1. East India medal for Captain William Wilson
Although the box to this bronze medal is dated 1873 (leading the auctioneers to conclude it was Victorian) the piece itself was struck in 1760. That was the year The Pitt, a ship commanded by Captain William Wilson (1715-95), arrived from China in the River Thames on April 26, a full six months earlier than she had been expected. Wilson had taken a new route home (through the Molucca Islands to the north of New Guinea) by a course which was named Pitt's Straits. It had taken just three months. He was rewarded by the East India Company with a 100 guinea gold medal designed by the medallist and coin-engraver Richard Yeo (1720-79). The obverse shows Neptune seated on a rock as he points out to Mercury the quickest route to the riches of the East. The reverse records the discovery of an alternative route to China and the gratitude of the East India Company.
The bronze version of this medal is scarce and the subject matter gives it wider collecting appeal. Estimated at just £60-80 at Warrington & Northwich Auction in Warrington on October 25, it took £2800.

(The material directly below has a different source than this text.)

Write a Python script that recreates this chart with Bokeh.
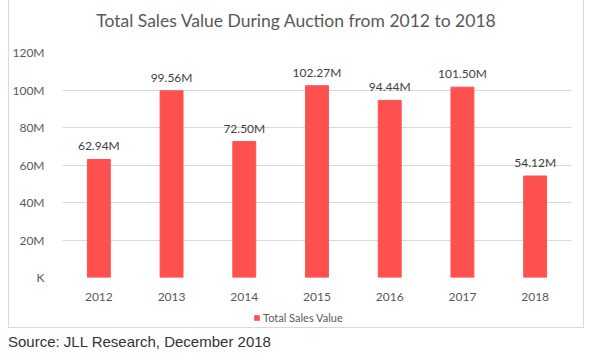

William Wilson was known for his wider naval exploits (he was promoted to Commodore after engaging two French frigates on another return trip from the East) and as farmer in Great Ayton, North Yorkshire invented a seed drill and levelling machine that caught the attention the famous agricultural writer Arthur Young.
2. Firsts Steps sculpture
A British subject born in Rio de Janeiro, Reginald Fairfax Wells (1877-1951), studied sculpture at the South Kensington School of Art in the 1890s and then studio pottery at Camberwell School of Arts and Crafts. Today considered one of the first true studio potters working on an entirely independent basis, he was also variously a sculptor, aircraft manufacturer and architect. This diminutive bronze of a child learning to walk is titled First Steps, a 4in (11cm) model first illustrated in the Studio Yearbook 1903 and again at the Sixth Exhibition of the International Society of Sculptors, Painters and Gravers in London, 1906. Signed in the cast and applied with a Valsuani foundry mark, it proved something of a sleeper when offered with a guide of £100-150 at Southgate Auction Room in north London on October 24. It made $1700 – a similar sum to a cast of this model with a mid-brown patination sold for £1800 at Lyon & Turnbull in Edinburgh in November 2020.
3. Silver goblet
This 11oz George III silver goblet by Solomon Hougham, London 1802 is engraved with an inscription that is key to its appeal. It reads A small Token of Friendship & Gratitude from Lady Hamilton to her Friend Mr Parrott for his very great attention to her late much beloved Husband the Rt Honble Sir Willm Hamilton KB.
The physician John Parrott (1764-1832) was a neighbour of the Hamiltons and Horatio Nelson when the trio were living in a loving menage-a-trois at Merton Place, Mitcham. During the Peace of Amiens from March 1802 to May 1803 Nelson spent much of his time at home – cherishing his time at "dear dear Merton". Sir William Hamilton had died in April 1803, having moved out of Merton Place to his own home in Piccadilly the previous month.
This goblet, perhaps an object Nelson himself commissioned for his de facto wife, was later passed from Parrott to his daughter and then to her son in-law Robert Kelham (1788-1862) of Bleasby Hall, Southwell, Nottinghamshire. It then came by descent to the vendor who offered it for sale at Mellors & Kirk in Nottingham on October 18. Of impeccable provenance and never previously offered for sale, it was guided at £5000-8000 and got away at the low estimate.
4. Civil War era mortuary sword
Estimated at just £60-90, this Civil War era mortuary sword sold for £2300 at Unique Auctions in Lincoln on October 22. The 1640s weapon with a straight double-edged blade, a pierced hilt with finely chased foliage and large masks to the guard, was last sold at Christie's auction at National Trust property Nostell Priory in 1990. During the English Civil War, the estate was owned by Sir John Wolstenholme, 1st Baronet (d. 1670) and the Wolstenholme family who were bankrupted by debts incurred to provide finance for the Royalist cause. It is possible this sword and others in the 1990 sale were part of Nostell’s defence.
5. Sewing machine
The Singer 222K Featherweight is rated as one of the best sewing machines ever made. Known as a ‘Free-Arm‘ or ‘Convertible‘ model, due to a feature that allowed a portion of the flat bedplate to be removed to allow sewing around sleeve cuffs or trouser legs, approximately 100,000 were made at the Kilbowie plant in Scotland between 1953 and 1961. Many have survived remarkably well and have become particularly desirable among the many sewing enthusiasts who enjoy the ‘vintage’ experience. The example at Wessex Auction Rooms in Chippenham on October 22 was in particularly good condition and included a range of accessories ‘extras’ including the original literature that was often lost or discarded. It was estimated at £20-30 but sold at £650.